7.0.0.3 The Role of Differences for the Interpretation of Findings

Each replication outcome should be evaluated in the light of its closeness, which is why all deviations with the respective reasons and, if possible, their potential impact on the results should be discussed. Existing theories may help assess whether a deviation should affect the outcomes. For example, most psychological theories are agnostic towards age so that a different distribution of participants’ age will be unproblematic in most cases. Researchers may choose to evaluate replications from both phenomenon-focused / inductive and theory-focused / deductive views. Different types of interpretations are listed in Figure 5 and integrated from previous accounts by Borgstede and Scholz (2021) and Freese and Peterson (2017, Figure 3).

Figure 5

Interpretation of replication outcomes depend on similarity of closeness and results as well as the view (inductive vs. deductive).

Note.

Inductive or phenomenon-oriented views assume minimal generalizability of the original finding.
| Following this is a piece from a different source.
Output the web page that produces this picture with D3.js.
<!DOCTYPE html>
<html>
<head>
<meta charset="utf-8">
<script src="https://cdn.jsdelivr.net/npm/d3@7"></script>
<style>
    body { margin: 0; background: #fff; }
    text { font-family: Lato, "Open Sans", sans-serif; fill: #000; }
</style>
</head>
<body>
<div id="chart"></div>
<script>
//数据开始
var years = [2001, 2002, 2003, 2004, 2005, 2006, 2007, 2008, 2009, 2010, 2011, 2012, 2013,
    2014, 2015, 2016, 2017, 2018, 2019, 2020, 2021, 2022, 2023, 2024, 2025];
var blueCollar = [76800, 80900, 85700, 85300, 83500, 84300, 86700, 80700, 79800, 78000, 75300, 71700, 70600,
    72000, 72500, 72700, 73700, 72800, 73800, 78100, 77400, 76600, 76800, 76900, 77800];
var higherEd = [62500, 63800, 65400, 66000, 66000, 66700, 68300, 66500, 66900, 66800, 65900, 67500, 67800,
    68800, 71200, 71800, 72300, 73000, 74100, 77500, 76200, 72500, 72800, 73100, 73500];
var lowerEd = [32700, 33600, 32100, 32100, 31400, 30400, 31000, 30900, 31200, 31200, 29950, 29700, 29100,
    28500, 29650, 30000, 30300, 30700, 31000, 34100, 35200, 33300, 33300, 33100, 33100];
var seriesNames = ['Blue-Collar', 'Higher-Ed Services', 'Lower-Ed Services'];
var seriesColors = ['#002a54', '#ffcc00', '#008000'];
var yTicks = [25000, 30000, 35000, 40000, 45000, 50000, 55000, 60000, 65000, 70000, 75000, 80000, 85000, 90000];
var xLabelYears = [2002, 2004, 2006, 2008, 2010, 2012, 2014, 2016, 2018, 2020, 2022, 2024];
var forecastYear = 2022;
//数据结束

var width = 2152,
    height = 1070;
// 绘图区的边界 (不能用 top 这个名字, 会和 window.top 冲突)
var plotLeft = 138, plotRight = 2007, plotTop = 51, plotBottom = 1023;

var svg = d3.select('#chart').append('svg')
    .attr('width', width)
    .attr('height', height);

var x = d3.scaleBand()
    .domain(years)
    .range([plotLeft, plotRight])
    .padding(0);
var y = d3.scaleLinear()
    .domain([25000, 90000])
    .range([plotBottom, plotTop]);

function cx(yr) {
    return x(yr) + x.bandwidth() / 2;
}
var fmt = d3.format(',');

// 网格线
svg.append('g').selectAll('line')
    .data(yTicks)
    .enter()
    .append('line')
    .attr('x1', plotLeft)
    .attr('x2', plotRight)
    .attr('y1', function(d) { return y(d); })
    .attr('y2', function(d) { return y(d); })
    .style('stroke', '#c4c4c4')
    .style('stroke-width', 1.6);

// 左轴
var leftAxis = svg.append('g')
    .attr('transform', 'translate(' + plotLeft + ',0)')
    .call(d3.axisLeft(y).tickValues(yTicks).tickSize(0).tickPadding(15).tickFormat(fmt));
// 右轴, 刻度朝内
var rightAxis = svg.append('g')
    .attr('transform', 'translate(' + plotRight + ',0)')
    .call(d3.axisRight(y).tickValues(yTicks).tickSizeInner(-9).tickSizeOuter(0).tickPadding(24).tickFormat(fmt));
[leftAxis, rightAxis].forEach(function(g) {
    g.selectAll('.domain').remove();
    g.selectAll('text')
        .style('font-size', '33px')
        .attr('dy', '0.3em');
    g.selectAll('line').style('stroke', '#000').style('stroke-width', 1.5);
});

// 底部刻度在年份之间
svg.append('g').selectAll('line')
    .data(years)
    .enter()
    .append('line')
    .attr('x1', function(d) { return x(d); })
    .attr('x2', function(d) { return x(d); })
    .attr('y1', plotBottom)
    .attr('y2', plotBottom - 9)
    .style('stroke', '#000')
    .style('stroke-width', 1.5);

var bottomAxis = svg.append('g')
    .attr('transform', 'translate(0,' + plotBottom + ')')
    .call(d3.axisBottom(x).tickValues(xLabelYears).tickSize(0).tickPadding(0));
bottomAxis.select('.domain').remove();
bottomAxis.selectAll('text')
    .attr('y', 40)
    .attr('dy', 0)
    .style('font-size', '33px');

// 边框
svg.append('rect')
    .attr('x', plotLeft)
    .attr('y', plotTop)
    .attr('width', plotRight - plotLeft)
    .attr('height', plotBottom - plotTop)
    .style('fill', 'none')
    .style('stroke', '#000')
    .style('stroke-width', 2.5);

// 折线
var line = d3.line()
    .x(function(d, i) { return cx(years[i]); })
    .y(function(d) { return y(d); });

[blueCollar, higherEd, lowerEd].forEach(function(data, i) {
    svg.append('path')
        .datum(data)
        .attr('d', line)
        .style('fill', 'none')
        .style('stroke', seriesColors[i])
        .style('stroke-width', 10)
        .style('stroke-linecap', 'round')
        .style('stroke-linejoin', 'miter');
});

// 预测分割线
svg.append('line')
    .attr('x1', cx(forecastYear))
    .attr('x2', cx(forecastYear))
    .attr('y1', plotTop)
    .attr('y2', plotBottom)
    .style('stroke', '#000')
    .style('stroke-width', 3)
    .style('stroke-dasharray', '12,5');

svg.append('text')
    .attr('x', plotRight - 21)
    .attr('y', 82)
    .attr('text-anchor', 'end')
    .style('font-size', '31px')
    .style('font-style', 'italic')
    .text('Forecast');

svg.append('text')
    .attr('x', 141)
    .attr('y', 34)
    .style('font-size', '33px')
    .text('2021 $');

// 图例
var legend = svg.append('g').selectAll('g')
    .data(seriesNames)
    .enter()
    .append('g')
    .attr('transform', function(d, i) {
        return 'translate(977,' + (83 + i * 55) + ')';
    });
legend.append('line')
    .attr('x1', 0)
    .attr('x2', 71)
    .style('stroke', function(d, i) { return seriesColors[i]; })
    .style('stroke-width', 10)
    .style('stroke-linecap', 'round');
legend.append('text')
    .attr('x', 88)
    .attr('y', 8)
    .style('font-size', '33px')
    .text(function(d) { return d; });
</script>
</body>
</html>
For example, they cannot cast doubts on the original finding unless the replication is highly similar to the original study.
Deductive or theory-oriented views assume maximal generality of a theory. For example, different results (i.e., replication failures) cast doubts on the theory regardless of the replication type.
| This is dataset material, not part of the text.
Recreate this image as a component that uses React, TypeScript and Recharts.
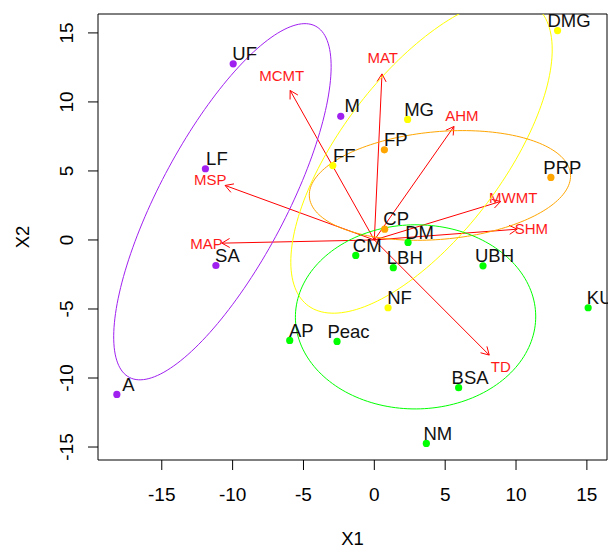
import React from 'react';
import { ScatterChart, XAxis, YAxis, Scatter, ReferenceArea, ReferenceLine } from 'recharts';

// ---- data ----
const siteNames = ['UF', 'LF', 'SA', 'M', 'A', 'DMG', 'MG', 'FF', 'NF', 'FP', 'PRP', 'CP', 'DM', 'CM', 'LBH', 'UBH', 'AP', 'Peac', 'BSA', 'NM', 'KU'];
const siteX = [-9.96, -11.92, -11.18, -2.37, -18.17, 12.93, 2.35, -2.93, 0.97, 0.71, 12.46, 0.73, 2.38, -1.31, 1.34, 7.67, -5.97, -2.63, 5.95, 3.67, 15.09];
const siteY = [12.76, 5.16, -1.85, 8.96, -11.19, 15.17, 8.73, 5.39, -4.91, 6.53, 4.53, 0.78, -0.18, -1.12, -2.01, -1.87, -7.28, -7.35, -10.7, -14.74, -4.91];
const siteGroup = [0, 0, 0, 0, 0, 1, 1, 1, 1, 2, 2, 2, 3, 3, 3, 3, 3, 3, 3, 3, 3];

const groupColors = ['#A020F0', '#FFFF00', '#FFA500', '#00FF00'];
const ellipseCX = [-10.72, 3.33, 4.63, 2.91];
const ellipseCY = [2.77, 6.1, 3.95, -5.57];
const ellipseA = [14.32, 13.49, 9.25, 8.48];
const ellipseB = [4.5, 5.76, 3.9, 6.67];
const ellipseAngle = [62.8, 53.8, 5.2, 0.4];

const varNames = ['MAT', 'MCMT', 'MSP', 'MAP', 'AHM', 'MWMT', 'SHM', 'TD'];
const varX = [0.54, -5.94, -10.53, -10.76, 5.62, 8.91, 10.08, 8.11];
const varY = [12.03, 10.83, 3.95, -0.23, 8.22, 2.79, 0.78, -8.34];

const xTicks = [-15, -10, -5, 0, 5, 10, 15];
const yTicks = [-15, -10, -5, 0, 5, 10, 15];
const xDomain: [number, number] = [-19.5, 16.42];
const yDomain: [number, number] = [-15.94, 16.37];

const FONT = '"Liberation Sans", Arial, Helvetica, sans-serif';

// ---- derived tables ----
const groupData = groupColors.map((_, g) =>
  siteNames
    .map((name, i) => ({ name, x: siteX[i], y: siteY[i], g: siteGroup[i] }))
    .filter((d) => d.g === g)
);

function ellipseOutline(i: number) {
  const pts: { x: number; y: number }[] = [];
  const th = (ellipseAngle[i] * Math.PI) / 180;
  const n = 180;
  for (let k = 0; k <= n; k++) {
    const t = (2 * Math.PI * k) / n;
    const u = ellipseA[i] * Math.cos(t);
    const v = ellipseB[i] * Math.sin(t);
    pts.push({
      x: ellipseCX[i] + u * Math.cos(th) - v * Math.sin(th),
      y: ellipseCY[i] + u * Math.sin(th) + v * Math.cos(th),
    });
  }
  return pts;
}

const XTick = (p: any) => (
  <text x={p.x} y={p.y + 28.7} textAnchor="middle" fontSize={19} fill="#000" fontFamily={FONT}>
    {p.payload.value}
  </text>
);

const YTick = (p: any) => {
  const bx = p.x - 12.7;
  return (
    <text
      x={bx}
      y={p.y}
      transform={`rotate(-90 ${bx} ${p.y})`}
      textAnchor="middle"
      fontSize={19}
      fill="#000"
      fontFamily={FONT}
    >
      {p.payload.value}
    </text>
  );
};

const makePointShape = (color: string) => (props: any) => {
  const { cx, cy, payload } = props;
  if (cx == null || cy == null) return <g />;
  return (
    <g>
      <circle cx={cx} cy={cy} r={3.6} fill={color} />
      <text x={cx + 11.5} y={cy - 3.8} textAnchor="middle" fontSize={18.5} fill="#111" fontFamily={FONT}>
        {payload.name}
      </text>
    </g>
  );
};

const makeArrowShape = (label: string) => (props: any) => {
  const { x1, y1, x2, y2 } = props;
  if ([x1, y1, x2, y2].some((v) => v == null || isNaN(v))) return <g />;
  const ang = Math.atan2(y2 - y1, x2 - x1);
  const L = 9;
  const a = Math.PI / 6;
  const hx1 = x2 - L * Math.cos(ang - a);
  const hy1 = y2 - L * Math.sin(ang - a);
  const hx2 = x2 - L * Math.cos(ang + a);
  const hy2 = y2 - L * Math.sin(ang + a);
  const lx = x1 + 1.1 * (x2 - x1);
  const ly = y1 + 1.1 * (y2 - y1);
  return (
    <g>
      <line x1={x1} y1={y1} x2={x2} y2={y2} stroke="#FF0000" strokeWidth={1} />
      <path d={`M${hx1},${hy1}L${x2},${y2}L${hx2},${hy2}`} stroke="#FF0000" strokeWidth={1} fill="none" />
      <text x={lx} y={ly + 5.4} textAnchor="middle" fontSize={15} fill="#FF1A1A" fontFamily={FONT}>
        {label}
      </text>
    </g>
  );
};

export default function App() {
  return (
    <div style={{ width: 608, height: 546, fontFamily: FONT }}>
      <style>{'html { overflow: hidden; } body { margin: 0; }'}</style>
      <ScatterChart width={608} height={546} margin={{ top: 14, right: 1, bottom: 0, left: 8 }}>
        <XAxis
          type="number"
          dataKey="x"
          domain={xDomain}
          ticks={xTicks}
          interval={0}
          height={86}
          tickSize={10}
          axisLine={false}
          tickLine={{ stroke: '#000' }}
          tick={XTick}
          label={{
            content: (lp: any) => {
              const vb = lp && lp.viewBox ? lp.viewBox : { x: 98, y: 460, width: 509, height: 86 };
              return (
                <text x={vb.x + vb.width / 2} y={vb.y + 84.5} textAnchor="middle" fontSize={18.5} fill="#000" fontFamily={FONT}>
                  X1
                </text>
              );
            },
          }}
        />
        <YAxis yAxisId="ell" type="number" dataKey="y" domain={yDomain} allowDataOverflow hide width={0} />
        <YAxis
          yAxisId="main"
          type="number"
          dataKey="y"
          domain={yDomain}
          ticks={yTicks}
          interval={0}
          width={90}
          tickSize={10}
          axisLine={false}
          tickLine={{ stroke: '#000' }}
          tick={YTick}
          label={{
            content: (lp: any) => {
              const vb = lp && lp.viewBox ? lp.viewBox : { x: 8, y: 14, width: 90, height: 446 };
              const bx = vb.x + 21.3;
              const cy = vb.y + vb.height / 2;
              return (
                <text x={bx} y={cy} transform={`rotate(-90 ${bx} ${cy})`} textAnchor="middle" fontSize={18.5} fill="#000" fontFamily={FONT}>
                  X2
                </text>
              );
            },
          }}
        />
        {groupColors.map((c, g) => (
          <Scatter
            key={`ell-${g}`}
            yAxisId="ell"
            data={ellipseOutline(g)}
            line={{ stroke: c, strokeWidth: 1 }}
            lineType="joint"
            shape={() => <g />}
            isAnimationActive={false}
          />
        ))}
        {varNames.map((name, i) => (
          <ReferenceLine
            key={`arr-${name}`}
            yAxisId="main"
            segment={[
              { x: 0, y: 0 },
              { x: varX[i], y: varY[i] },
            ]}
            stroke="#FF0000"
            shape={makeArrowShape(name)}
          />
        ))}
        {groupData.map((d, g) => (
          <Scatter
            key={`pts-${g}`}
            yAxisId="main"
            data={d}
            shape={makePointShape(groupColors[g])}
            isAnimationActive={false}
          />
        ))}
        <ReferenceArea
          yAxisId="main"
          x1={xDomain[0]}
          x2={xDomain[1]}
          y1={yDomain[0]}
          y2={yDomain[1]}
          fill="none"
          fillOpacity={0}
          stroke="#000"
          strokeWidth={1}
          strokeOpacity={1}
        />
      </ScatterChart>
    </div>
  );
}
7.0.0.4 Comments from the Original Study’s Authors {#comments-from-the-original-study’s-authors}

If the replication results do not converge with the original results, replication researchers can reach out to the original study’s authors and ask for a comment that they can publish together with the replication report. A template for asking for a comment is in the appendix. Note that some journals (e.g., Journal of Replications and Comments in Economics) require such statements at the time of submission.